## What you have to do
Leaving out every picture, retype the lines below from the top through the one that contains "return (px - OFF - L) / pw".

## Data
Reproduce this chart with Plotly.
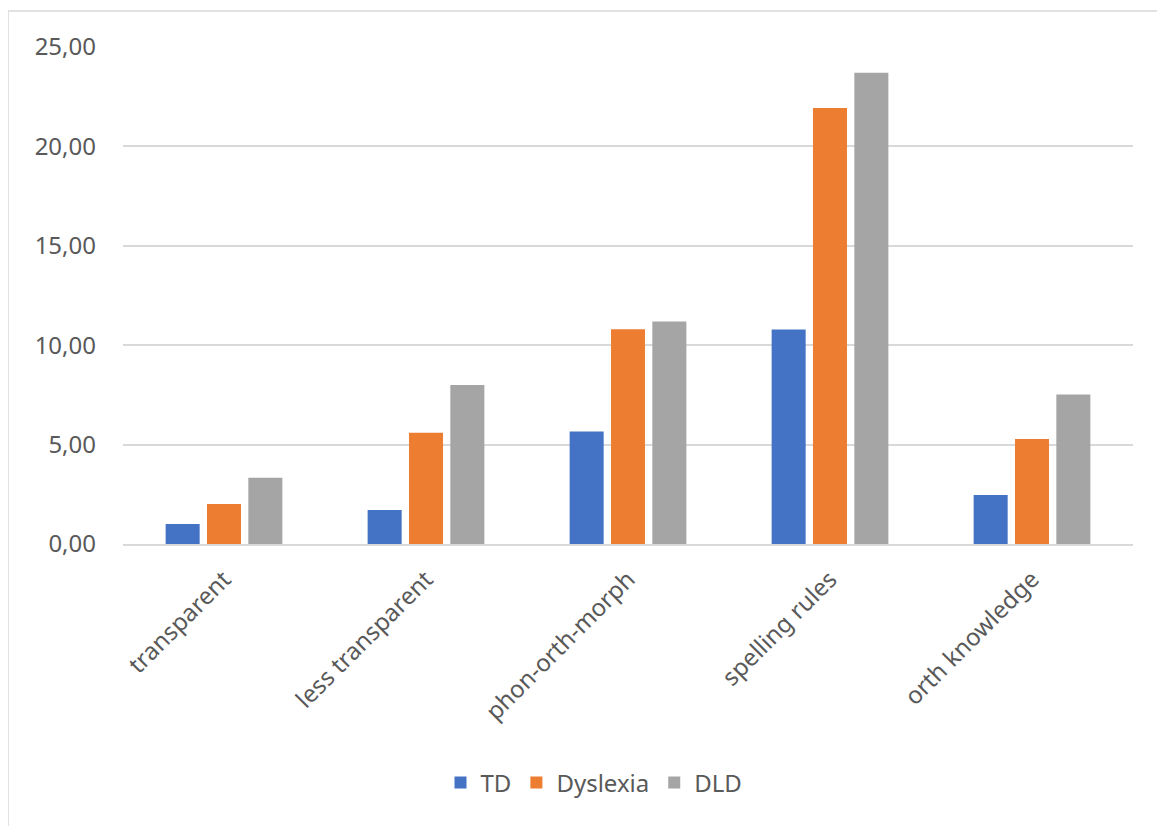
import plotly.graph_objects as go

categories = ["transparent", "less transparent", "phon-orth-morph", "spelling rules", "orth knowledge"]
series_names = ["TD", "Dyslexia", "DLD"]
td_values = [1.00, 1.71, 5.66, 10.79, 2.46]
dyslexia_values = [2.01, 5.59, 10.80, 21.93, 5.28]
dld_values = [3.33, 8.00, 11.19, 23.70, 7.52]
y_ticks = [0, 5, 10, 15, 20, 25]

colors = ["#4472C4", "#ED7D31", "#A5A5A5"]
OFF = 8  # page body margin offset
W, H = 1165 - OFF, 826 - OFF
L, T = 123 - OFF, 47 - OFF
pw, ph = 1010, 497
R = W - L - pw
B = H - T - ph

def px_x(px):
    return (px - OFF - L) / pw

def px_y(py):
    return (T + ph - (py - OFF)) / ph

fig = go.Figure()
for name, vals, c in zip(series_names, [td_values, dyslexia_values, dld_values], colors):
    fig.add_trace(go.Bar(name=name, x=categories, y=vals, marker=dict(color=c, line=dict(width=0))))

font_family = "Noto Sans, Open Sans, sans-serif"
tc = "#595959"
fs = 24
fig.update_layout(
    width=W, height=H,
    margin=dict(l=L, r=R, t=T, b=B, pad=0),
    paper_bgcolor="white", plot_bgcolor="white",
    barmode="group", bargap=0.386, bargroupgap=0.177,
    separators=", ",
    font=dict(family=font_family, size=fs, color=tc),
    showlegend=True,
    legend=dict(orientation="h", x=px_x(594), xanchor="center",
                y=px_y(783), yanchor="middle",
                font=dict(size=fs, color=tc), itemwidth=30, traceorder="normal"),
    xaxis=dict(tickangle=-45, showgrid=False, showline=True, linecolor="#D9D9D9", linewidth=1.5,
               ticks="", ticklabelstandoff=10, tickfont=dict(size=fs, color=tc), fixedrange=True),
    yaxis=dict(range=[0, 25], tickvals=y_ticks, tickformat=".2f", showgrid=True,
               gridcolor="#D9D9D9", gridwidth=1.5, zeroline=False, showline=False,
               ticks="", ticklabelstandoff=26, tickfont=dict(size=fs, color=tc), fixedrange=True),
)

# outer chart border (top and left visible)
fig.add_shape(type="rect", xref="paper", yref="paper",
              x0=px_x(8), x1=px_x(1200),
              y0=px_y(860), y1=px_y(11),
              line=dict(color="#D9D9D9", width=1.5), fillcolor="rgba(0,0,0,0)", layer="below")

fig.write_html("out.html")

## Worked solution
Reproduce this chart with Plotly.
import plotly.graph_objects as go

categories = ["transparent", "less transparent", "phon-orth-morph", "spelling rules", "orth knowledge"]
series_names = ["TD", "Dyslexia", "DLD"]
td_values = [1.00, 1.71, 5.66, 10.79, 2.46]
dyslexia_values = [2.01, 5.59, 10.80, 21.93, 5.28]
dld_values = [3.33, 8.00, 11.19, 23.70, 7.52]
y_ticks = [0, 5, 10, 15, 20, 25]

colors = ["#4472C4", "#ED7D31", "#A5A5A5"]
OFF = 8  # page body margin offset
W, H = 1165 - OFF, 826 - OFF
L, T = 123 - OFF, 47 - OFF
pw, ph = 1010, 497
R = W - L - pw
B = H - T - ph

def px_x(px):
    return (px - OFF - L) / pw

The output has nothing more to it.